By now, you've most likely spotted the Flower Beard on at least one of your news feeds. Bust magazine was one of the first to report on the trend, which is exactly what it sounds like: Woodsy, hipster guys putting flowers in their facial hair, specifically their magnificent beards. I was immediately smitten.
It's not surprising that this became a thing, really. With gender norms slowly (very slowly) fading into oblivion, it was only a matter of time before dudes embraced their secret envy of how awesome all us chicks looked in our flower crowns. Plus, it makes them look more sensitive, which everyone knows is a major panty dropper. Amirite, ladies?!?!
All the sites reporting on the zany trend stated that these beard gardens were only being used for artistic purposes, applied for portraits in hopes of getting tons of reblogs on Tumblr but never actually brought to the streets. "What a wasted opportunity," the women of Bustle thought, as we sat in our Brooklyn offices, peering out the window at a guy playing flute whilst wearing a cat on his head. It was time to see how viable this fad was IRL, and we had just the beard to take it on.
This is Donald.
"Hey! Want to put flowers in your beard and let me write about it?" I texted him, with this photo as an example. "I would love flowers in my beard," he responded almost immediately. Knew he'd be down.

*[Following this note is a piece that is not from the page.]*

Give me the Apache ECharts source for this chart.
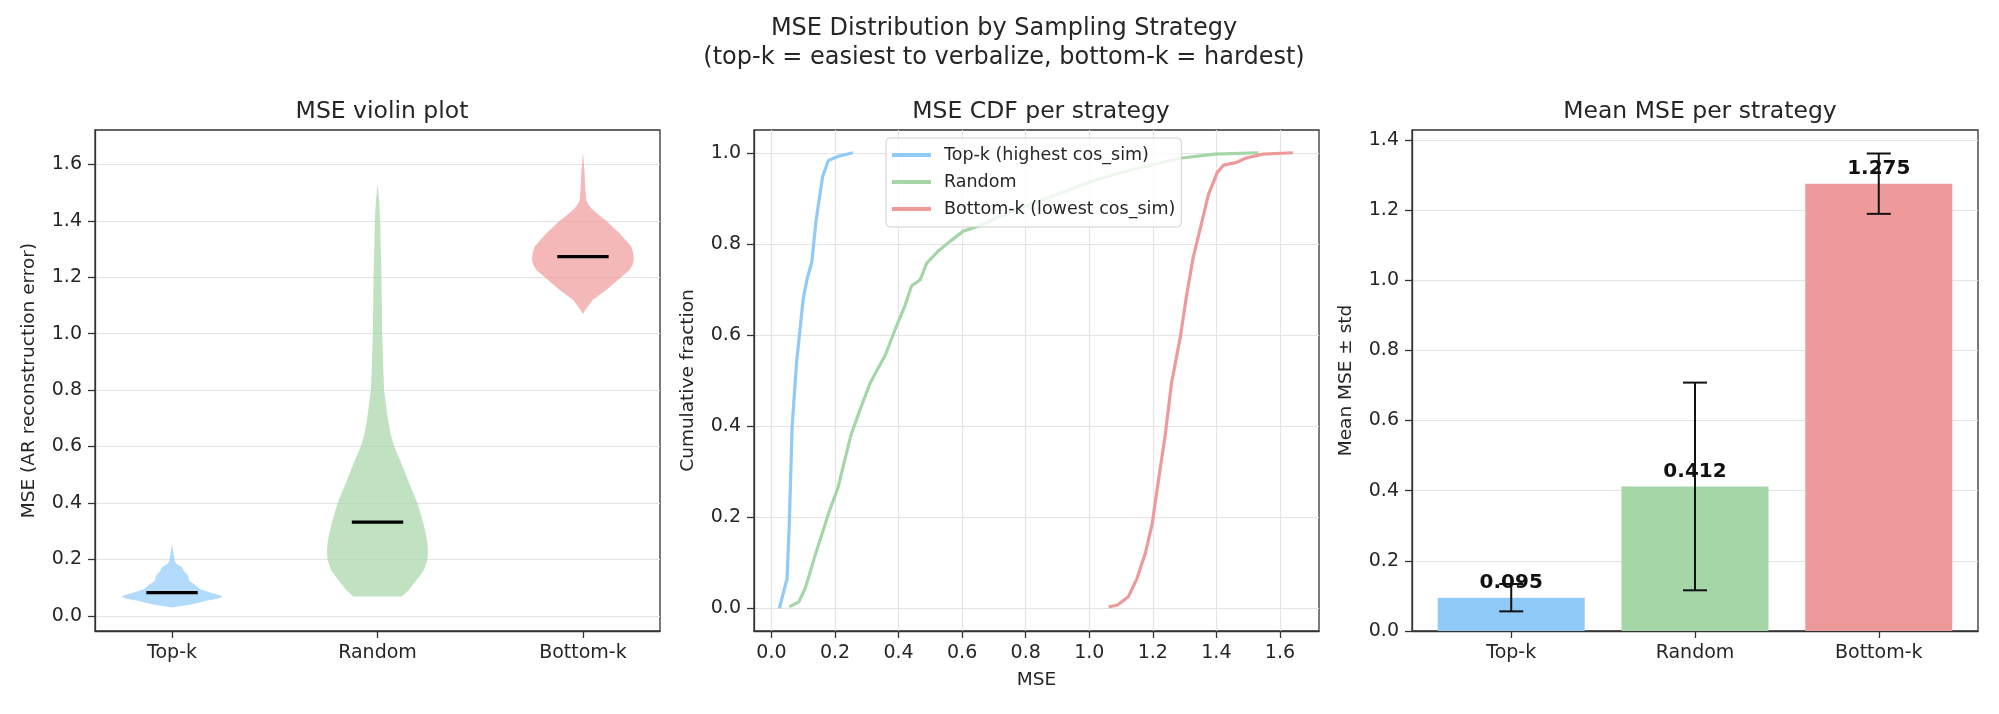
<!DOCTYPE html>
<html>
<head>
<meta charset="utf-8">
<title>MSE Distribution by Sampling Strategy</title>
<script src="https://cdn.jsdelivr.net/npm/echarts@6/dist/echarts.min.js"></script>
<style>
  html, body { margin: 0; padding: 0; background: #fff; }
  #chart { width: 1999px; height: 714px; }
</style>
</head>
<body>
<div id="chart"></div>
<script>
// categories / legend names
var strategies = ['Top-k', 'Random', 'Bottom-k'];
var legendNames = ['Top-k (highest cos_sim)', 'Random', 'Bottom-k (lowest cos_sim)'];
var colors = ['#90CAF9', '#A5D6A7', '#EF9A9A'];

// violin outlines: [mse, half width in category units]
var violinTopK = [[0.029,0],[0.033,0.03],[0.041,0.097],[0.047,0.134],[0.053,0.167],[0.059,0.215],
  [0.067,0.247],[0.072,0.235],[0.083,0.183],[0.095,0.134],[0.106,0.118],[0.124,0.083],[0.142,0.078],
  [0.160,0.057],[0.172,0.049],[0.184,0.021],[0.195,0.013],[0.219,0.008],[0.254,0]];
var violinRandom = [[0.068,0.118],[0.090,0.15],[0.115,0.178],[0.140,0.205],[0.163,0.227],[0.2,0.243],
  [0.23,0.246],[0.258,0.243],[0.29,0.235],[0.329,0.223],[0.4,0.194],[0.46,0.16],[0.515,0.13],
  [0.56,0.105],[0.6,0.081],[0.65,0.062],[0.706,0.049],[0.8,0.032],[0.9,0.027],[1.0,0.023],
  [1.1,0.021],[1.2,0.019],[1.3,0.016],[1.4,0.013],[1.47,0.008],[1.531,0]];
var violinBottomK = [[1.07,0],[1.085,0.012],[1.096,0.024],[1.12,0.049],[1.155,0.113],[1.19,0.17],
  [1.226,0.227],[1.245,0.242],[1.261,0.248],[1.285,0.245],[1.309,0.235],[1.356,0.178],[1.4,0.113],
  [1.425,0.07],[1.445,0.04],[1.46,0.025],[1.474,0.016],[1.52,0.011],[1.569,0.008],[1.642,0]];
var violinMedians = [0.082, 0.332, 1.273];

// CDF curves: [mse, cumulative fraction]
var cdfTopK = [[0.025,0],[0.049,0.065],[0.056,0.185],[0.065,0.4],[0.079,0.54],[0.1,0.68],
  [0.113,0.726],[0.127,0.76],[0.14,0.85],[0.161,0.948],[0.179,0.983],[0.209,0.992],[0.256,1.0]];
var cdfRandom = [[0.056,0.003],[0.086,0.014],[0.106,0.043],[0.14,0.122],[0.181,0.211],[0.209,0.264],
  [0.25,0.38],[0.284,0.446],[0.311,0.495],[0.359,0.557],[0.393,0.619],[0.42,0.664],[0.441,0.708],
  [0.468,0.721],[0.488,0.757],[0.523,0.783],[0.563,0.806],[0.604,0.828],[0.659,0.841],[0.741,0.868],
  [0.877,0.903],[1.014,0.939],[1.15,0.966],[1.286,0.988],[1.395,0.997],[1.532,1.0]];
var cdfBottomK = [[1.061,0.003],[1.089,0.007],[1.123,0.025],[1.15,0.065],[1.177,0.122],[1.198,0.185],
  [1.218,0.282],[1.239,0.38],[1.259,0.495],[1.286,0.593],[1.307,0.69],[1.327,0.77],[1.355,0.85],
  [1.375,0.908],[1.403,0.957],[1.423,0.973],[1.464,0.979],[1.491,0.988],[1.546,0.997],[1.641,1.0]];

// mean and std per strategy
var meanMse = [0.095, 0.412, 1.275];
var stdMse = [0.039, 0.296, 0.086];

// tick values
var violinTicks = [0, 0.2, 0.4, 0.6, 0.8, 1.0, 1.2, 1.4, 1.6];
var cdfXTicks = [0, 0.2, 0.4, 0.6, 0.8, 1.0, 1.2, 1.4, 1.6];
var cdfYTicks = [0, 0.2, 0.4, 0.6, 0.8, 1.0];
var barTicks = [0, 0.2, 0.4, 0.6, 0.8, 1.0, 1.2, 1.4];
var catTicks = [0, 1, 2];

var violinProfiles = [violinTopK, violinRandom, violinBottomK];
var cdfs = [cdfTopK, cdfRandom, cdfBottomK];

var FONT = 'DejaVu Sans';
var TXT = '#262626';

function fmt1(v) { return v.toFixed(1); }
function catName(v) { return strategies[Math.round(v)]; }

function valueAxis(grid, min, max, ticks, formatter, splitShow, extra) {
  var ax = {
    type: 'value', gridIndex: grid, min: min, max: max,
    axisLine: { show: true, onZero: false, lineStyle: { color: '#333', width: 1.3 } },
    axisTick: { show: true, inside: false, length: 7, customValues: ticks, lineStyle: { color: '#333', width: 1.3 } },
    axisLabel: { customValues: ticks, formatter: formatter, color: TXT, fontSize: 19, fontFamily: FONT, margin: 13 },
    splitLine: { show: splitShow, lineStyle: { color: '#e4e4e4', width: 1.2 } },
    nameTextStyle: { color: TXT, fontSize: 18.5, fontFamily: FONT },
    nameLocation: 'middle'
  };
  for (var k in extra) ax[k] = extra[k];
  return ax;
}

var chart = echarts.init(document.getElementById('chart'));

var gridBox = { show: true, borderColor: '#333', borderWidth: 1.3, backgroundColor: 'transparent' };
var grids = [
  Object.assign({ left: 95, top: 130, width: 565, height: 501 }, gridBox),
  Object.assign({ left: 754, top: 130, width: 565, height: 501 }, gridBox),
  Object.assign({ left: 1412, top: 130, width: 566, height: 501 }, gridBox)
];

function renderViolin(params, api) {
  var i = api.value(0);
  var prof = violinProfiles[i];
  var right = prof.map(function (p) { return api.coord([i + p[1], p[0]]); });
  var left = prof.slice().reverse().map(function (p) { return api.coord([i - p[1], p[0]]); });
  var m0 = api.coord([i - 0.125, violinMedians[i]]);
  var m1 = api.coord([i + 0.125, violinMedians[i]]);
  return {
    type: 'group',
    children: [
      { type: 'polygon', shape: { points: right.concat(left) }, style: { fill: colors[i], opacity: 0.7 } },
      { type: 'line', shape: { x1: m0[0], y1: m0[1], x2: m1[0], y2: m1[1] }, style: { stroke: '#000', lineWidth: 3.2 } }
    ]
  };
}

function renderErrorBar(params, api) {
  var x = api.value(0);
  var lo = api.coord([x, api.value(1)]);
  var hi = api.coord([x, api.value(2)]);
  var cap = 12;
  var st = { stroke: '#111', lineWidth: 2 };
  return {
    type: 'group',
    children: [
      { type: 'line', shape: { x1: lo[0], y1: lo[1], x2: hi[0], y2: hi[1] }, style: st },
      { type: 'line', shape: { x1: lo[0] - cap, y1: lo[1], x2: lo[0] + cap, y2: lo[1] }, style: st },
      { type: 'line', shape: { x1: hi[0] - cap, y1: hi[1], x2: hi[0] + cap, y2: hi[1] }, style: st }
    ]
  };
}

var series = [];

series.push({
  type: 'custom', name: 'violin', xAxisIndex: 0, yAxisIndex: 0,
  renderItem: renderViolin,
  data: strategies.map(function (s, i) { return [i]; }),
  silent: true
});

for (var c = 0; c < 3; c++) {
  series.push({
    type: 'line', name: legendNames[c], xAxisIndex: 1, yAxisIndex: 1,
    data: cdfs[c], showSymbol: false, symbol: 'none',
    lineStyle: { color: colors[c], width: 3.2 },
    itemStyle: { color: colors[c] },
    z: 3
  });
}

series.push({
  type: 'bar', name: 'mean', xAxisIndex: 2, yAxisIndex: 2,
  barWidth: 147,
  data: meanMse.map(function (m, i) {
    return { value: [i, m], itemStyle: { color: colors[i] } };
  }),
  label: {
    show: true, position: 'top', distance: 5,
    formatter: function (p) { return p.value[1].toFixed(3); },
    fontSize: 20, fontWeight: 'bold', fontFamily: FONT, color: '#111'
  }
});

series.push({
  type: 'custom', name: 'std', xAxisIndex: 2, yAxisIndex: 2,
  renderItem: renderErrorBar,
  data: meanMse.map(function (m, i) { return [i, m - stdMse[i], m + stdMse[i]]; }),
  z: 4, silent: true
});

var titleStyle = { fontSize: 23.5, fontWeight: 'normal', color: TXT, fontFamily: FONT };

var option = {
  backgroundColor: '#fff',
  animation: false,
  textStyle: { fontFamily: FONT },
  title: [
    {
      text: 'MSE Distribution by Sampling Strategy\n(top-k = easiest to verbalize, bottom-k = hardest)',
      left: 999, top: 9, textAlign: 'center',
      textStyle: { fontSize: 24, fontWeight: 'normal', color: TXT, fontFamily: FONT, lineHeight: 29 }
    },
    { text: 'MSE violin plot', left: 377, top: 95, textAlign: 'center', textStyle: titleStyle },
    { text: 'MSE CDF per strategy', left: 1036, top: 95, textAlign: 'center', textStyle: titleStyle },
    { text: 'Mean MSE per strategy', left: 1695, top: 95, textAlign: 'center', textStyle: titleStyle }
  ],
  legend: {
    data: legendNames,
    orient: 'vertical',
    left: 886, top: 138,
    icon: 'rect', itemWidth: 39, itemHeight: 4, itemGap: 7,
    padding: [7, 6, 8, 6],
    backgroundColor: 'rgba(255,255,255,0.8)',
    borderColor: '#d0d0d0', borderWidth: 1, borderRadius: 4,
    textStyle: { fontSize: 17.5, color: TXT, fontFamily: FONT, lineHeight: 20, padding: [0, 0, 0, 8] }
  },
  grid: grids,
  xAxis: [
    valueAxis(0, -0.375, 2.375, catTicks, catName, false, {}),
    valueAxis(1, -0.055, 1.723, cdfXTicks, fmt1, true, { name: 'MSE', nameGap: 40 }),
    valueAxis(2, -0.54, 2.54, catTicks, catName, false, {})
  ],
  yAxis: [
    valueAxis(0, -0.054, 1.722, violinTicks, fmt1, true, { name: 'MSE (AR reconstruction error)', nameGap: 56 }),
    valueAxis(1, -0.05, 1.05, cdfYTicks, fmt1, true, { name: 'Cumulative fraction', nameGap: 56 }),
    valueAxis(2, 0, 1.428, barTicks, fmt1, true, { name: 'Mean MSE \u00b1 std', nameGap: 56 })
  ],
  series: series
};

chart.setOption(option);
</script>
</body>
</html>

I was sort of dreading actually executing the flower beard. Would I have to tie the stems into Donald's facial hair? Did I need to get bobby pins involved? Nope. Here's the two step tutorial, if you feel like giving it a go:
- Buy some little flowers
- Stick them into beard
No twisty ties or crazy stem knots needed. I would call Donald's beard Average Hipster Beard Length And Density, so tiny flowers definitely worked the best for him. We experimented with larger daffodils, but the top heavy blossoms tumbled into his lap almost immediately.
"I gotta be honest, Donald," our homepage editor, Rosanne, said mid-flower arranging, "this is not turning me on."
What did Donald think about his new look? Although he claims he couldn't really feel the flowers, he did say, "It feels pretty gross. Like all this stuff is stuck in my beard, which is my biggest daily source of paranoia. I have a strong desire to..." he mimed a downward raking motion with his hands. But he persevered, for journalism.
A few photos of our finished product:
Stunning. Now, to the streets!
The Street Test
We decided to head to a nearby bar in Williamsburg, Brooklyn known for their outdoor fire pit, taco truck, and being consistently full of beautiful people. The typical guy that frequents this place is the bizarrely fascinating 50/50 combo of hipster guy and bro dude that feels like it should clash so hard that the human trying to embody it explodes into ash, but somehow it works. Donald and his beard would not go unnoticed.
On our walk over, the main reaction was giving a dirty look. "I'm getting a lot more eye contact than I usually do," Donald observed. "A really attractive woman just caught my eye and made a disgusted face." My personal favorite was an older gentleman who spotted the beard garden, then whispered to his friend, "Flower child." :')
Sadly, Donald's garden diminished significantly on our journey. The bigger yellow flowers fell out before we even left the apartment. But this didn't stop everyone in the bar from staring when he walked in. People not-subtly-at-all took photos. One girl audibly whispered, "Holy shit! Look at that guy's beard!" before very obviously uploading his picture to Instagram. Another table (two dudes, one girl) stared at Donald for the entirety of our visit. I imagine this is what it's like to be a D list celebrity who no one can quite place but thinks they should take a photo of to show their friends later, just in case.
One person who was definitively not impressed? The guy working the taco stand at this bar. He almost rolled his eyes as Donald ordered, then made his veggie quesadilla in silence. This is a weird hookup bar in Williamsburg, though. I'm sure this guac slinger has seen a lot of messed up shit in his day. I salute you, soldier.
By the way, drinking was not an issue with the flower beard. Eating, however, posed more of a problem. Not so much that Donald ended up with a mouthful of baby's breath, but the jaw movement really compromised the tiny blossoms that were holding on to his beard for dear life at this point.
The Final Look After Much Eating, Drinking, Talking, And Bike Riding
Donald's beard is looking a little drunk. At this point, it looks more like he went foraging through the forest and got tangled up in the local flora rather than an intentional style choice.
Final verdict? I, and Donald, wouldn't recommend this look for every day. But if you have a special occasion (your wedding, making a big presentation at work, etc), the flower beard is a great way to go that extra mile with your look. Plus, as one pretty girl in the taco line said, "I think that's sexy as hell."